QCOM Just Locked Up Every Stellantis Car — And the Street Is Finally Paying Attention
Retail traders are rotating hard into AI infrastructure plays as QCOM and DELL steal the earnings spotlight — and the macro backdrop is getting spicy

Ticker Ratings
$QCOM just went full monogamy with Stellantis — exclusive Snapdragon chips across every Chrysler, Dodge, Fiat, Peugeot, and Citroën platform starting model year 2028, covering cockpit, ADAS, and telematics. The stock popped nearly 12% on the news. Bloomberg's closing bell coverage couldn't stop talking about it, and honestly, neither could retail Twitter. When you become the dedicated silicon provider for an entire global automaker's next-gen lineup, that's not a partnership — that's a moat with a drawbridge.

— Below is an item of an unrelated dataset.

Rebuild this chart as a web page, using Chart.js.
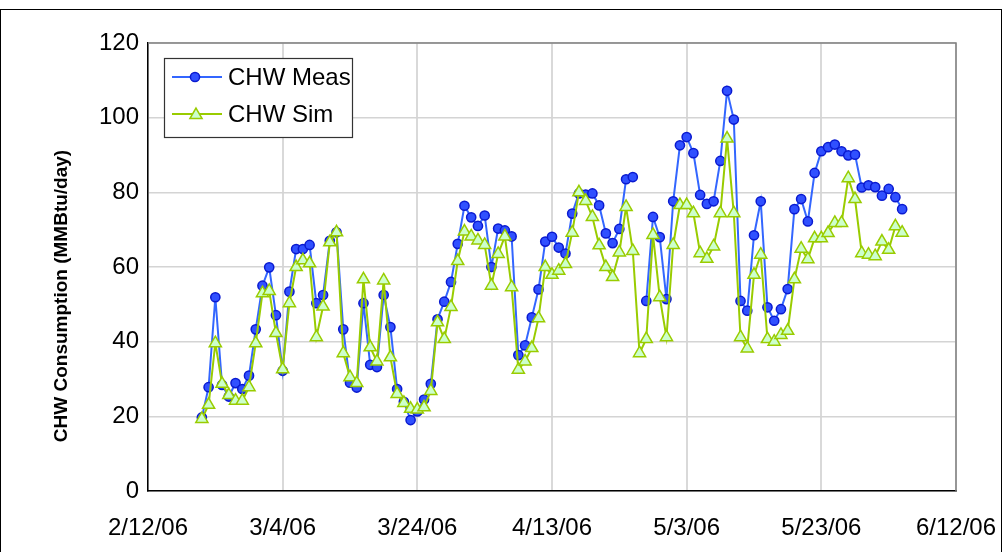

Then there's $DELL, which is somehow still going. Up 17% in a single session, 135% year-to-date, and Wells Fargo raised its price target to $270 on AI server demand. Michael Dell personally added $12.5 billion in one day, leapfrogging Jensen Huang on the wealth rankings. Meanwhile, $MU CEO Sanjay Mehrotra said memory chip shortages will persist well beyond 2026 as Micron kicks off one-alpha DRAM manufacturing in Virginia — with $200 billion in planned US investments. The AI hardware trade isn't cooling. It's compounding.
The macro wildcard? New Fed Chair Kevin Warsh just got sworn in, and Governor Waller is openly floating rate hikes — which means the premium valuations Cramer was cheerleading for AAPL and NVDA on Mad Money could get stress-tested fast. Retail is buying the AI wave; the bond market is sharpening its scissors.